-- TASK OBJECTIVE --
Only the lines from the start of the data below through the line that contains "(0,0) rectangle (858,432);" are to be copied, exactly and without pictures.

----------

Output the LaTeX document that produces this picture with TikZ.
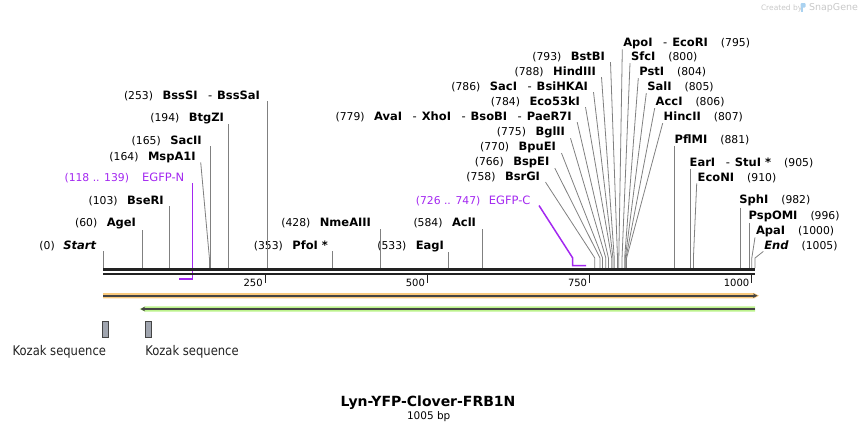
\documentclass[tikz,border=0pt]{standalone}
\usepackage{fontspec}
\setmainfont{DejaVu Sans}
\newfontfamily\kozakfont[FakeStretch=0.87]{DejaVu Sans}
\usetikzlibrary{arrows.meta}
\definecolor{cutgray}{RGB}{128,128,128}
\definecolor{barblack}{RGB}{34,34,34}
\definecolor{primer}{RGB}{163,40,240}
\definecolor{orangeband}{RGB}{250,202,125}
\definecolor{greenband}{RGB}{188,242,140}
\definecolor{featline}{RGB}{68,68,68}
\definecolor{kozakfill}{RGB}{160,165,175}
\definecolor{wmgray}{RGB}{200,200,200}
\definecolor{wmblue}{RGB}{170,210,240}
\newcommand\numtxt[1]{{\fontsize{10.8}{12}\selectfont(#1)}}
\newcommand\nametxt[1]{{\fontsize{11.5}{13}\selectfont\bfseries #1}}
\newcommand\italname[1]{{\fontsize{11.5}{13}\selectfont\bfseries\itshape #1}}
\newcommand\dashsep{\hspace{10.5pt}{\fontsize{11.5}{13}\selectfont -}\hspace{5pt}}
\newcommand\gapNL{\hspace{9.5pt}}
\newcommand\gapLN{\hspace{13pt}}
\newcommand\site[2]{\coordinate (k#1) at (#2,258); \coordinate (b#1) at (#2,268);}
\tikzset{
  lab/.style={inner sep=0pt, outer sep=0pt, text=black},
  cutline/.style={draw=cutgray, line width=0.8pt},
  primerline/.style={draw=primer, line width=1.5pt},
  ticklab/.style={inner sep=0pt, outer sep=0pt, font=\fontsize{10}{12}\selectfont, anchor=base east},
  kozakbox/.style={draw=featline, fill=kozakfill, line width=0.8pt, minimum width=6pt, minimum height=16.5pt, inner sep=0pt},
  kozaklab/.style={inner sep=0pt, outer sep=0pt, text=barblack, font=\fontsize{13.3}{15}\kozakfont}
}
\begin{document}
\begin{tikzpicture}[x=1pt,y=-1pt]
\useasboundingbox (0,0) rectangle (858,432);

% watermark
\node[lab, anchor=base west, text=wmgray, font=\fontsize{7.5}{9}\selectfont] (wm1) at (761,10.5) {Created by};
\fill[wmblue, rounded corners=1pt] (800.5,3) rectangle (805.5,7.5);
\fill[wmblue] (800.5,5) rectangle (802.5,11.5);
\node[lab, anchor=base west, text=wmgray, font=\fontsize{9.5}{11}\selectfont] (wm2) at (809,10.5) {SnapGene};

% site coordinates
\site{0}{103.0}
\site{60}{141.93}
\site{103}{169.83}
\site{164}{209.40}
\site{165}{210.05}
\site{194}{228.87}
\site{253}{267.15}
\site{353}{332.03}
\site{428}{380.69}
\site{533}{448.81}
\site{584}{481.90}
\site{758}{594.79}
\site{766}{599.98}
\site{770}{602.58}
\site{775}{605.82}
\site{779}{608.42}
\site{784}{611.66}
\site{786}{612.96}
\site{788}{614.25}
\site{793}{617.50}
\site{795}{618.80}
\site{800}{622.04}
\site{804}{624.64}
\site{805}{625.28}
\site{806}{625.93}
\site{807}{626.58}
\site{881}{674.59}
\site{905}{690.16}
\site{910}{693.41}
\site{982}{740.12}
\site{996}{749.20}
\site{1000}{751.80}
\site{1005}{755.04}

% left labels, vertical connectors
\node[lab,anchor=base east] (L0) at (96,249) {\numtxt{0}\hspace{8.5pt}\italname{Start}};
\node[lab,anchor=base east] (L60) at (136,226.7) {\numtxt{60}\gapNL\nametxt{AgeI}};
\node[lab,anchor=base east] (L103) at (163.7,204) {\numtxt{103}\gapNL\nametxt{BseRI}};
\node[lab,anchor=base east] (L164) at (195.7,160) {\numtxt{164}\gapNL\nametxt{MspA1I}};
\node[lab,anchor=base east] (L165) at (201.7,144) {\numtxt{165}\gapNL\nametxt{SacII}};
\node[lab,anchor=base east] (L194) at (224,121) {\numtxt{194}\gapNL\nametxt{BtgZI}};
\node[lab,anchor=base east] (L253) at (260,99) {\numtxt{253}\gapNL\nametxt{BssSI}\dashsep\nametxt{BssSaI}};
\node[lab,anchor=base east] (L353) at (328,249) {\numtxt{353}\gapNL\nametxt{PfoI *}};
\node[lab,anchor=base east] (L428) at (371,226.7) {\numtxt{428}\gapNL\nametxt{NmeAIII}};
\node[lab,anchor=base east] (L533) at (444,249) {\numtxt{533}\gapNL\nametxt{EagI}};
\node[lab,anchor=base east] (L584) at (476,226.7) {\numtxt{584}\gapNL\nametxt{AclI}};

\foreach \s in {0,60,103,165,194,253,353,428,533,584}
  \draw[cutline] ([shift={(0,1)}]k\s |- L\s.south) -- (b\s);
\draw[cutline] ([shift={(5,0)}]L164.south east) -- (k164) -- (b164);

% left cluster labels
\node[lab,anchor=base east] (L758) at (540,180.7) {\numtxt{758}\gapNL\nametxt{BsrGI}};
\node[lab,anchor=base east] (L766) at (549.3,165.7) {\numtxt{766}\gapNL\nametxt{BspEI}};
\node[lab,anchor=base east] (L770) at (556,150.7) {\numtxt{770}\gapNL\nametxt{BpuEI}};
\node[lab,anchor=base east] (L775) at (565,135.7) {\numtxt{775}\gapNL\nametxt{BglII}};
\node[lab,anchor=base east] (L779) at (571.7,120.7) {\numtxt{779}\gapNL\nametxt{AvaI}\dashsep\nametxt{XhoI}\dashsep\nametxt{BsoBI}\dashsep\nametxt{PaeR7I}};
\node[lab,anchor=base east] (L784) at (580,105.7) {\numtxt{784}\gapNL\nametxt{Eco53kI}};
\node[lab,anchor=base east] (L786) at (588,90.7) {\numtxt{786}\gapNL\nametxt{SacI}\dashsep\nametxt{BsiHKAI}};
\node[lab,anchor=base east] (L788) at (596,75.7) {\numtxt{788}\gapNL\nametxt{HindIII}};
\node[lab,anchor=base east] (L793) at (605,60.7) {\numtxt{793}\gapNL\nametxt{BstBI}};
\foreach \s in {758,766,770,775,779,784,786,788,793}
  \draw[cutline] ([shift={(5.5,0)}]L\s.south east) -- (k\s) -- (b\s);

% right labels
\node[lab,anchor=base west] (R795) at (623.3,46) {\nametxt{ApoI}\dashsep\nametxt{EcoRI}\gapLN\numtxt{795}};
\node[lab,anchor=base west] (R800) at (631,60.7) {\nametxt{SfcI}\gapLN\numtxt{800}};
\node[lab,anchor=base west] (R804) at (639.3,75.7) {\nametxt{PstI}\gapLN\numtxt{804}};
\node[lab,anchor=base west] (R805) at (647.3,90.7) {\nametxt{SalI}\gapLN\numtxt{805}};
\node[lab,anchor=base west] (R806) at (655.7,105.7) {\nametxt{AccI}\gapLN\numtxt{806}};
\node[lab,anchor=base west] (R807) at (663.7,120.7) {\nametxt{HincII}\gapLN\numtxt{807}};
\node[lab,anchor=base west] (R881) at (674.7,143.3) {\nametxt{PflMI}\gapLN\numtxt{881}};
\node[lab,anchor=base west] (R905) at (689.7,166) {\nametxt{EarI}\dashsep\nametxt{StuI *}\gapLN\numtxt{905}};
\node[lab,anchor=base west] (R910) at (697.7,181) {\nametxt{EcoNI}\gapLN\numtxt{910}};
\node[lab,anchor=base west] (R982) at (739.3,203.7) {\nametxt{SphI}\gapLN\numtxt{982}};
\node[lab,anchor=base west] (R996) at (748.7,219) {\nametxt{PspOMI}\gapLN\numtxt{996}};
\node[lab,anchor=base west] (R1000) at (756,234) {\nametxt{ApaI}\gapLN\numtxt{1000}};
\node[lab,anchor=base west] (R1005) at (764.3,249) {\italname{End}\gapLN\numtxt{1005}};
\foreach \s in {795,800,804,805,806,807,910,1000,1005}
  \draw[cutline] ([shift={(-1,1)}]R\s.south west) -- (k\s) -- (b\s);
\foreach \s in {881,905,982,996}
  \draw[cutline] ([shift={(0,1.5)}]k\s |- R\s.south) -- (b\s);

% primers
\node[lab,anchor=base east,text=primer] (PN) at (184.3,181) {\numtxt{118 .. 139}\hspace{13pt}{\fontsize{11.5}{13}\selectfont EGFP-N}};
\draw[primerline] ([shift={(8,2)}]PN.base east) -- ++(0,96) -- ++(-13.8,0);
\node[lab,anchor=base east,text=primer] (PC) at (530.5,204) {\numtxt{726 .. 747}\hspace{8.5pt}{\fontsize{11.5}{13}\selectfont EGFP-C}};
\draw[primerline] ([shift={(8.5,1.5)}]PC.base east) -- ++(33.7,52.5) -- ++(0,7.7) -- ++(13.3,0);

% sequence bar
\coordinate (barL) at (103,269.5);
\coordinate (barR) at (755,269.5);
\draw[barblack, line width=2.4pt] (barL) -- (barR);
\draw[barblack, line width=2.6pt] ([shift={(0,4.5)}]barL) -- ([shift={(0,4.5)}]barR);

% ticks
\foreach \t/\xx in {250/265.2,500/427.4,750/589.6,1000/751.8}{
  \draw[barblack, line width=1.2pt] (\xx,275) -- (\xx,283);
  \node[ticklab] (t\t) at (\xx-2.5,286) {\t};
}

% features
\fill[orangeband] (103,293) -- (754,293) -- (759,295.7) -- (754,298.4) -- (103,298.4) -- cycle;
\coordinate (oL) at (103,295.7);
\coordinate (oR) at (757.5,295.7);
\draw[featline, line width=1.8pt, -{Stealth[length=4.5pt,width=4.5pt]}] (oL) -- (oR);
\fill[greenband] (755,306.4) -- (145,306.4) -- (139.5,309) -- (145,311.7) -- (755,311.7) -- cycle;
\coordinate (gR) at (755,309);
\coordinate (gL) at (140.5,309);
\draw[featline, line width=1.8pt, -{Stealth[length=4.5pt,width=4.5pt]}] (gR) -- (gL);

% Kozak
\node[kozakbox] (kz1) at (105.6,329.2) {};
\node[kozakbox] (kz2) at (148.7,329.2) {};
\node[kozaklab, anchor=base east] (kzl1) at (106,355.7) {Kozak sequence};
\node[kozaklab, anchor=base west] (kzl2) at (145.3,355.7) {Kozak sequence};

% title
\node[lab, anchor=base] (title) at (428,406.7) {\fontsize{14}{16}\selectfont\bfseries Lyn-YFP-Clover-FRB1N};
\node[lab, anchor=base] (len) at (428.7,419) {\fontsize{10.5}{12}\selectfont 1005 bp};
\end{tikzpicture}
\end{document}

----------

-- SOLUTION TO THE EXERCISE --
Output the LaTeX document that produces this picture with TikZ.
\documentclass[tikz,border=0pt]{standalone}
\usepackage{fontspec}
\setmainfont{DejaVu Sans}
\newfontfamily\kozakfont[FakeStretch=0.87]{DejaVu Sans}
\usetikzlibrary{arrows.meta}
\definecolor{cutgray}{RGB}{128,128,128}
\definecolor{barblack}{RGB}{34,34,34}
\definecolor{primer}{RGB}{163,40,240}
\definecolor{orangeband}{RGB}{250,202,125}
\definecolor{greenband}{RGB}{188,242,140}
\definecolor{featline}{RGB}{68,68,68}
\definecolor{kozakfill}{RGB}{160,165,175}
\definecolor{wmgray}{RGB}{200,200,200}
\definecolor{wmblue}{RGB}{170,210,240}
\newcommand\numtxt[1]{{\fontsize{10.8}{12}\selectfont(#1)}}
\newcommand\nametxt[1]{{\fontsize{11.5}{13}\selectfont\bfseries #1}}
\newcommand\italname[1]{{\fontsize{11.5}{13}\selectfont\bfseries\itshape #1}}
\newcommand\dashsep{\hspace{10.5pt}{\fontsize{11.5}{13}\selectfont -}\hspace{5pt}}
\newcommand\gapNL{\hspace{9.5pt}}
\newcommand\gapLN{\hspace{13pt}}
\newcommand\site[2]{\coordinate (k#1) at (#2,258); \coordinate (b#1) at (#2,268);}
\tikzset{
  lab/.style={inner sep=0pt, outer sep=0pt, text=black},
  cutline/.style={draw=cutgray, line width=0.8pt},
  primerline/.style={draw=primer, line width=1.5pt},
  ticklab/.style={inner sep=0pt, outer sep=0pt, font=\fontsize{10}{12}\selectfont, anchor=base east},
  kozakbox/.style={draw=featline, fill=kozakfill, line width=0.8pt, minimum width=6pt, minimum height=16.5pt, inner sep=0pt},
  kozaklab/.style={inner sep=0pt, outer sep=0pt, text=barblack, font=\fontsize{13.3}{15}\kozakfont}
}
\begin{document}
\begin{tikzpicture}[x=1pt,y=-1pt]
\useasboundingbox (0,0) rectangle (858,432);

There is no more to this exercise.